2. Each member of the Security Council shall have one representative.
All references to permanent members of the Security Council found in any of the articles of the Charter to be eliminated.
V. In conformity with Article 23 (as revised), Paragraph 2 of Article 27 shall read:
Decisions of the Security Council shall be made by an affirmative vote of seven members; provided that in decisions made under Chapter VI, and under Paragraph 3 of Article 52, a party to the dispute shall abstain from voting.
Paragraph 3 of Article 27 to be eliminated. – from the Baha’i International Community’s recommendations to the 1955 United Nations Charter Revision Conference.
These recommendations—which call for the elimination of the five permanent members of the Security Council; replacing them with a freely-elected leadership body with a limited term of two years; and substituting the single-nation Security Council veto power with a supermajority vote for all decisions—would radically change the United Nations, making it truly representative of the world at large.
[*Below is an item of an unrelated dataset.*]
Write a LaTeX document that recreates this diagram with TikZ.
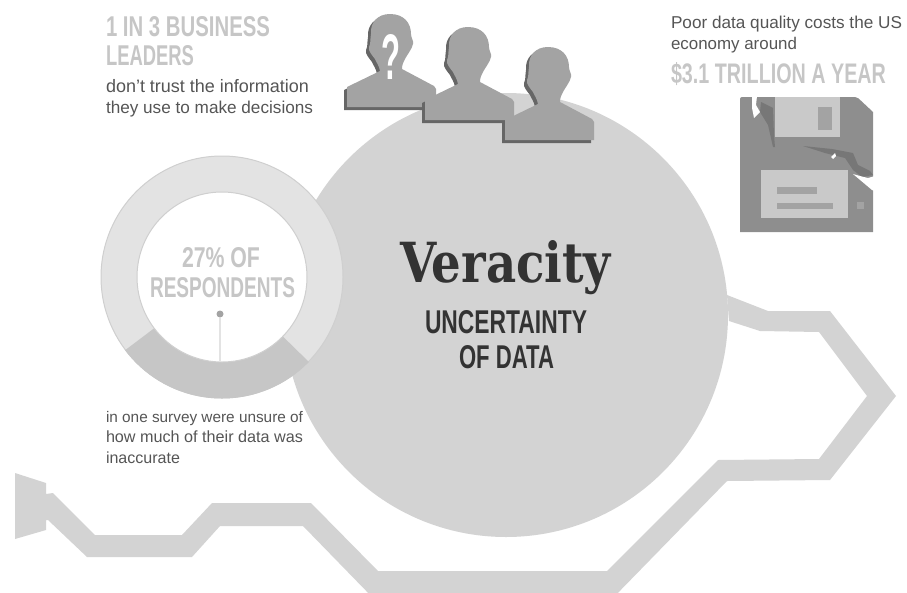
\documentclass[tikz,border=0pt]{standalone}
\usepackage{graphicx}
\usepackage{fontspec}
\setmainfont{Liberation Sans}
\newfontfamily\slabf{DejaVu Serif}
\definecolor{band}{HTML}{D3D3D3}
\definecolor{ringlight}{HTML}{E3E3E3}
\definecolor{ringdark}{HTML}{C6C6C6}
\definecolor{ringedge}{HTML}{CFCFCF}
\definecolor{headgrey}{HTML}{C6C6C6}
\definecolor{bodygrey}{HTML}{555555}
\definecolor{inkgrey}{HTML}{333333}
\definecolor{personfill}{HTML}{A3A3A3}
\definecolor{personshade}{HTML}{666666}
\definecolor{disk}{HTML}{8E8E8E}
\definecolor{diskdark}{HTML}{777777}
\definecolor{disklight}{HTML}{C9C9C9}
\definecolor{diskmid}{HTML}{A3A3A3}
\newcommand\fitbox[3]{\resizebox{#1pt}{#2pt}{#3}}
\newcommand\fitwide[2]{\resizebox{#1pt}{!}{#2}}
\newcommand\personpath{(0,0) -- (0,-20) -- (33,-36) .. controls (32,-42) and (29,-45) .. (28,-48) .. controls (25,-52) and (21,-56) .. (22,-60) .. controls (24,-64) and (23,-68) .. (24,-73) .. controls (23,-85) and (31,-93) .. (43,-93) .. controls (57,-93) and (64,-84) .. (64,-73) .. controls (64,-69) and (67,-66) .. (66,-63) .. controls (65,-58) and (60,-52) .. (58,-48) .. controls (56,-44) and (55,-42) .. (55,-38) -- (87,-21) -- (89,-18) -- (89,0) -- cycle}
\tikzset{
  lbl/.style={inner sep=0pt,outer sep=0pt,anchor=base west},
  head/.style={lbl,text=headgrey},
  body/.style={lbl,text=bodygrey},
  person/.pic={
    \fill[personshade,shift={(-3,3)}] \personpath;
    \fill[personfill] \personpath;
  }
}
\begin{document}
\begin{tikzpicture}[x=1pt,y=-1pt]
\useasboundingbox (0,0) rectangle (907,592);
\clip (0,0) rectangle (907,592);
% trace line with arrow end
\fill[band] (15,473) -- (46,483) -- (46,494) -- (53,493) -- (95,535) -- (182,535) -- (212,503) -- (311,503) -- (378,571) -- (607,571) -- (718,460) -- (819,459) -- (867,396) -- (819,332) -- (760,331) -- (729,321) -- (727,295) -- (768,311) -- (830,311) -- (896,396) -- (830,480) -- (727,481) -- (611,600) -- (375,600) -- (303,526) -- (220,526) -- (192,557) -- (87,557) -- (48,520) -- (46,520) -- (46,530) -- (15,539) -- cycle;
% big circle
\fill[band] (506,315) circle[radius=222pt];
% donut
\fill[ringlight,draw=ringedge,line width=1pt] (222,277) circle[radius=121pt];
\begin{scope}
  \clip (222,277) -- (50,407) -- (222,500) -- (400,451) -- cycle;
  \fill[ringdark] (222,277) circle[radius=121.5pt];
\end{scope}
\fill[white,draw=ringedge,line width=1pt] (222,277) circle[radius=85pt];
\coordinate (leadend) at (220,362);
\node[circle,fill=diskmid,inner sep=0pt,minimum size=7pt] (leaddot) at (220,314) {};
\draw[ringlight,line width=1.6pt] (leaddot) -- (leadend);
% people
\pic at (347,107) {person};
\node[lbl,text=white] (qmark) at (381,79) {\fitbox{19}{45}{\bfseries ?}};
\pic at (425,120) {person};
\pic at (505,140) {person};
% floppy disk
\fill[disk,rounded corners=2pt] (740,232) -- (740,97) -- (857,97) [sharp corners] -- (873,112) -- (873,232) -- cycle;
\fill[disklight] (775,97) rectangle (840,137);
\fill[diskmid] (818,107) rectangle (832,130);
\fill[disklight] (761,170) rectangle (848,218);
\fill[diskmid] (777,187) rectangle (817,194);
\fill[diskmid] (777,203) rectangle (833,209);
\fill[diskmid] (857,202) rectangle (864,209);
\fill[diskdark] (761,102) -- (773,108) -- (774,135) -- (775,147) -- (773,147) -- (768,125) -- (760,112) -- cycle;
\fill[diskdark] (803,146) -- (832,149) -- (853,153) -- (858,165) -- (870,171) -- (873,175) -- (862,177) -- (853,170) -- (845,158) -- (825,153) -- cycle;
\fill[white] (752,96) -- (757,96) -- (756,105) -- (760,112) -- (754,118) -- (752,108) -- cycle;
\fill[white] (853,174) -- (860,176) -- (868,178) -- (875,176) -- (875,191) -- (872,190) -- cycle;
\fill[white] (831,157) -- (835,153) -- (836,156) -- (833,159) -- cycle;
% text
\node[head] (t1) at (106,36) {\fitbox{164}{20}{\bfseries 1 IN 3 BUSINESS}};
\node[head] (t2) at (106,65) {\fitbox{88}{20}{\bfseries LEADERS}};
\node[body] (t3) at (106,92) {\fitwide{203}{\fontsize{14.5pt}{17pt}\selectfont don’t trust the information}};
\node[body] (t4) at (106,113) {\fitwide{207}{\fontsize{14.5pt}{17pt}\selectfont they use to make decisions}};
\node[body] (t5) at (671,28) {\fitwide{231}{\fontsize{14.5pt}{17pt}\selectfont Poor data quality costs the US}};
\node[body] (t6) at (671,49) {\fitwide{126}{\fontsize{14.5pt}{17pt}\selectfont economy around}};
\node[head] (t7) at (671,83) {\fitbox{215}{21}{\bfseries \$3.1 TRILLION A YEAR}};
\node[head] (t8) at (182,267) {\fitbox{78}{20}{\bfseries 27\% OF}};
\node[head] (t9) at (150,297) {\fitbox{145}{20}{\bfseries RESPONDENTS}};
\node[lbl,text=inkgrey] (t10) at (400,282) {\fitbox{211}{42}{\slabf\bfseries Veracity}};
\node[lbl,text=inkgrey] (t11) at (425,333) {\fitbox{162}{23}{\bfseries UNCERTAINTY}};
\node[lbl,text=inkgrey] (t12) at (459,368) {\fitbox{95}{23}{\bfseries OF DATA}};
\node[body] (t13) at (106,422) {\fitwide{197}{\fontsize{14.5pt}{17pt}\selectfont in one survey were unsure of}};
\node[body] (t14) at (106,442) {\fitwide{197}{\fontsize{14.5pt}{17pt}\selectfont how much of their data was}};
\node[body] (t15) at (106,463) {\fitwide{74}{\fontsize{14.5pt}{17pt}\selectfont inaccurate}};
\end{tikzpicture}
\end{document}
That change, consonant with the Baha’i call for a democratic, global Parliament of Man, would re-create the UN as a voice for all humanity, a supreme tribunal with the power to establish peace and justice:
From among these people the members of the Supreme Tribunal will be elected, and all mankind will thus have a share therein, for every one of these delegates is fully representative of his nation. When the Supreme Tribunal gives a ruling on any international question, either unanimously or by majority rule, there will no longer be any pretext for the plaintiff or ground of objection for the defendant. In case any of the governments or nations, in the execution of the irrefutable decision of the Supreme Tribunal, be negligent or dilatory, the rest of the nations will rise up against it, because all the governments and nations of the world are the supporters of this Supreme Tribunal. – Abdu’l-Baha, Selections from the Writings of Abdu’l-Baha, pp. 306-307.